- **STORED DATA**:
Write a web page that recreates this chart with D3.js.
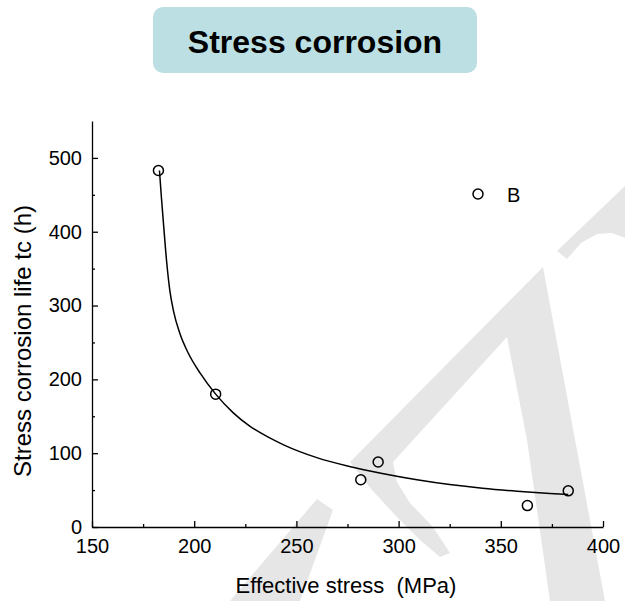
<!DOCTYPE html>
<html>
<head>
<meta charset="utf-8">
<script src="https://cdn.jsdelivr.net/npm/d3@7"></script>
<style>
  body { margin: 0; background: #fff; }
  svg text { font-family: "Liberation Sans", Arial, sans-serif; fill: #000; }
</style>
</head>
<body>
<div id="chart"></div>
<script>
// measured points (Effective stress MPa, life h)
let stressPts = [182.5, 210.5, 281.5, 290, 363, 383];
let lifePts = [483, 180, 64, 88, 29, 49];

// fitted curve
let fitStress = [183, 184, 185, 186.5, 188, 190, 193, 197, 203, 210.5, 219, 227, 236, 244, 260, 276, 292, 309, 325, 341, 358, 374, 383];
let fitLife = [483, 445, 410, 360, 322, 291, 262, 236, 208, 180, 155, 137, 122, 111, 94, 82, 72.5, 64, 57.5, 52.5, 48.5, 45.5, 44];

let xTicks = [150, 200, 250, 300, 350, 400];
let yTicks = [0, 100, 200, 300, 400, 500];
let legendName = "B";

let svg = d3.select("#chart")
	.append("svg")
	.attr("width", 625)
	.attr("height", 601);

//background watermark shapes
let wm = svg.append("g").attr("fill", "#e6e6e6");
let wmShapes = [
	[[605,601],[543,267],[350,462],[372,490],[395,515],[420,540],[440,557],[450,553],[433,527],[410,503],[397,482],[393,462],[507,337],[527,440],[550,601]],
	[[317,499],[333,510],[300,601],[230,601]],
	[[557,251],[625,186],[625,238],[612,233],[597,234],[581,243],[567,259]]
];
wmShapes.forEach(function(p) {
	wm.append("path").attr("d", "M" + p.join("L") + "Z");
});

//title box
svg.append("rect")
	.attr("x", 153).attr("y", 7)
	.attr("width", 324).attr("height", 66)
	.attr("rx", 10)
	.attr("fill", "#bbdfe3");
svg.append("text")
	.attr("x", 315).attr("y", 53)
	.attr("text-anchor", "middle")
	.style("font-size", "32px")
	.style("font-weight", "bold")
	.text("Stress corrosion");

//scales
let x = d3.scaleLinear().domain([150, 400]).range([92, 603]),
	y = d3.scaleLinear().domain([0, 550]).range([527, 121]);

//minor ticks
svg.append("g")
	.attr("transform", "translate(0,527)")
	.call(d3.axisBottom(x).tickValues([175, 225, 275, 325, 375]).tickSize(-3).tickFormat(""))
	.call(g => g.select(".domain").remove());
svg.append("g")
	.attr("transform", "translate(92,0)")
	.call(d3.axisLeft(y).tickValues([50, 150, 250, 350, 450]).tickSize(-3).tickFormat(""))
	.call(g => g.select(".domain").remove());

//x axis
svg.append("g")
	.attr("class", "axis axis-x")
	.attr("transform", "translate(0,527)")
	.call(d3.axisBottom(x).tickValues(xTicks).tickSizeInner(-6).tickSizeOuter(0).tickPadding(12))
	.call(g => g.selectAll("text").style("font-size", "20px"));

//y axis
svg.append("g")
	.attr("class", "axis axis-y")
	.attr("transform", "translate(92,0)")
	.call(d3.axisLeft(y).tickValues(yTicks).tickSizeInner(-6).tickSizeOuter(0).tickPadding(10))
	.call(g => g.selectAll("text").style("font-size", "20px"));

svg.selectAll(".tick line, .domain")
	.attr("stroke", "#000")
	.style("stroke-width", 1.3);

//axis titles
svg.append("text")
	.attr("x", 346).attr("y", 593)
	.attr("text-anchor", "middle")
	.style("font-size", "22px")
	.style("white-space", "pre")
	.text("Effective stress  (MPa)");
svg.append("text")
	.attr("transform", "translate(31,341) rotate(-90)")
	.attr("text-anchor", "middle")
	.style("font-size", "24px")
	.text("Stress corrosion life tc (h)");

//fitted curve
let fitData = fitStress.map(function(s, i) { return {s: s, t: fitLife[i]}; });
svg.append("path")
	.datum(fitData)
	.attr("fill", "none")
	.attr("stroke", "#000")
	.attr("stroke-width", 1.5)
	.attr("d", d3.line()
		.x(function(d) { return x(d.s); })
		.y(function(d) { return y(d.t); })
		.curve(d3.curveMonotoneX));

//points
let pts = stressPts.map(function(s, i) { return {s: s, t: lifePts[i]}; });
svg.selectAll(".dot")
	.data(pts)
	.enter()
	.append("circle")
	.attr("class", "dot")
	.attr("r", 5)
	.attr("cx", function(d) { return x(d.s); })
	.attr("cy", function(d) { return y(d.t); })
	.attr("fill", "none")
	.attr("stroke", "#000")
	.attr("stroke-width", 1.5);

//legend
svg.append("circle")
	.attr("cx", 478).attr("cy", 194).attr("r", 5)
	.attr("fill", "none").attr("stroke", "#000").attr("stroke-width", 1.5);
svg.append("text")
	.attr("x", 507).attr("y", 202)
	.style("font-size", "20px")
	.text(legendName);
</script>
</body>
</html>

- **EXERCISE BRIEF**: Copy the material shown above in full and exactly. Skip the pictures.

- **ANSWER TO THE EXERCISE**:
Write a web page that recreates this chart with D3.js.
<!DOCTYPE html>
<html>
<head>
<meta charset="utf-8">
<script src="https://cdn.jsdelivr.net/npm/d3@7"></script>
<style>
  body { margin: 0; background: #fff; }
  svg text { font-family: "Liberation Sans", Arial, sans-serif; fill: #000; }
</style>
</head>
<body>
<div id="chart"></div>
<script>
// measured points (Effective stress MPa, life h)
let stressPts = [182.5, 210.5, 281.5, 290, 363, 383];
let lifePts = [483, 180, 64, 88, 29, 49];

// fitted curve
let fitStress = [183, 184, 185, 186.5, 188, 190, 193, 197, 203, 210.5, 219, 227, 236, 244, 260, 276, 292, 309, 325, 341, 358, 374, 383];
let fitLife = [483, 445, 410, 360, 322, 291, 262, 236, 208, 180, 155, 137, 122, 111, 94, 82, 72.5, 64, 57.5, 52.5, 48.5, 45.5, 44];

let xTicks = [150, 200, 250, 300, 350, 400];
let yTicks = [0, 100, 200, 300, 400, 500];
let legendName = "B";

let svg = d3.select("#chart")
	.append("svg")
	.attr("width", 625)
	.attr("height", 601);

//background watermark shapes
let wm = svg.append("g").attr("fill", "#e6e6e6");
let wmShapes = [
	[[605,601],[543,267],[350,462],[372,490],[395,515],[420,540],[440,557],[450,553],[433,527],[410,503],[397,482],[393,462],[507,337],[527,440],[550,601]],
	[[317,499],[333,510],[300,601],[230,601]],
	[[557,251],[625,186],[625,238],[612,233],[597,234],[581,243],[567,259]]
];
wmShapes.forEach(function(p) {
	wm.append("path").attr("d", "M" + p.join("L") + "Z");
});

//title box
svg.append("rect")
	.attr("x", 153).attr("y", 7)
	.attr("width", 324).attr("height", 66)
	.attr("rx", 10)
	.attr("fill", "#bbdfe3");
svg.append("text")
	.attr("x", 315).attr("y", 53)
	.attr("text-anchor", "middle")
	.style("font-size", "32px")
	.style("font-weight", "bold")
	.text("Stress corrosion");

//scales
let x = d3.scaleLinear().domain([150, 400]).range([92, 603]),
	y = d3.scaleLinear().domain([0, 550]).range([527, 121]);

//minor ticks
svg.append("g")
	.attr("transform", "translate(0,527)")
	.call(d3.axisBottom(x).tickValues([175, 225, 275, 325, 375]).tickSize(-3).tickFormat(""))
	.call(g => g.select(".domain").remove());
svg.append("g")
	.attr("transform", "translate(92,0)")
	.call(d3.axisLeft(y).tickValues([50, 150, 250, 350, 450]).tickSize(-3).tickFormat(""))
	.call(g => g.select(".domain").remove());

//x axis
svg.append("g")
	.attr("class", "axis axis-x")
	.attr("transform", "translate(0,527)")
	.call(d3.axisBottom(x).tickValues(xTicks).tickSizeInner(-6).tickSizeOuter(0).tickPadding(12))
	.call(g => g.selectAll("text").style("font-size", "20px"));

//y axis
svg.append("g")
	.attr("class", "axis axis-y")
	.attr("transform", "translate(92,0)")
	.call(d3.axisLeft(y).tickValues(yTicks).tickSizeInner(-6).tickSizeOuter(0).tickPadding(10))
	.call(g => g.selectAll("text").style("font-size", "20px"));

svg.selectAll(".tick line, .domain")
	.attr("stroke", "#000")
	.style("stroke-width", 1.3);

//axis titles
svg.append("text")
	.attr("x", 346).attr("y", 593)
	.attr("text-anchor", "middle")
	.style("font-size", "22px")
	.style("white-space", "pre")
	.text("Effective stress  (MPa)");
svg.append("text")
	.attr("transform", "translate(31,341) rotate(-90)")
	.attr("text-anchor", "middle")
	.style("font-size", "24px")
	.text("Stress corrosion life tc (h)");

//fitted curve
let fitData = fitStress.map(function(s, i) { return {s: s, t: fitLife[i]}; });
svg.append("path")
	.datum(fitData)
	.attr("fill", "none")
	.attr("stroke", "#000")
	.attr("stroke-width", 1.5)
	.attr("d", d3.line()
		.x(function(d) { return x(d.s); })
		.y(function(d) { return y(d.t); })
		.curve(d3.curveMonotoneX));

//points
let pts = stressPts.map(function(s, i) { return {s: s, t: lifePts[i]}; });
svg.selectAll(".dot")
	.data(pts)
	.enter()
	.append("circle")
	.attr("class", "dot")
	.attr("r", 5)
	.attr("cx", function(d) { return x(d.s); })
	.attr("cy", function(d) { return y(d.t); })
	.attr("fill", "none")
	.attr("stroke", "#000")
	.attr("stroke-width", 1.5);

//legend
svg.append("circle")
	.attr("cx", 478).attr("cy", 194).attr("r", 5)
	.attr("fill", "none").attr("stroke", "#000").attr("stroke-width", 1.5);
svg.append("text")
	.attr("x", 507).attr("y", 202)
	.style("font-size", "20px")
	.text(legendName);
</script>
</body>
</html>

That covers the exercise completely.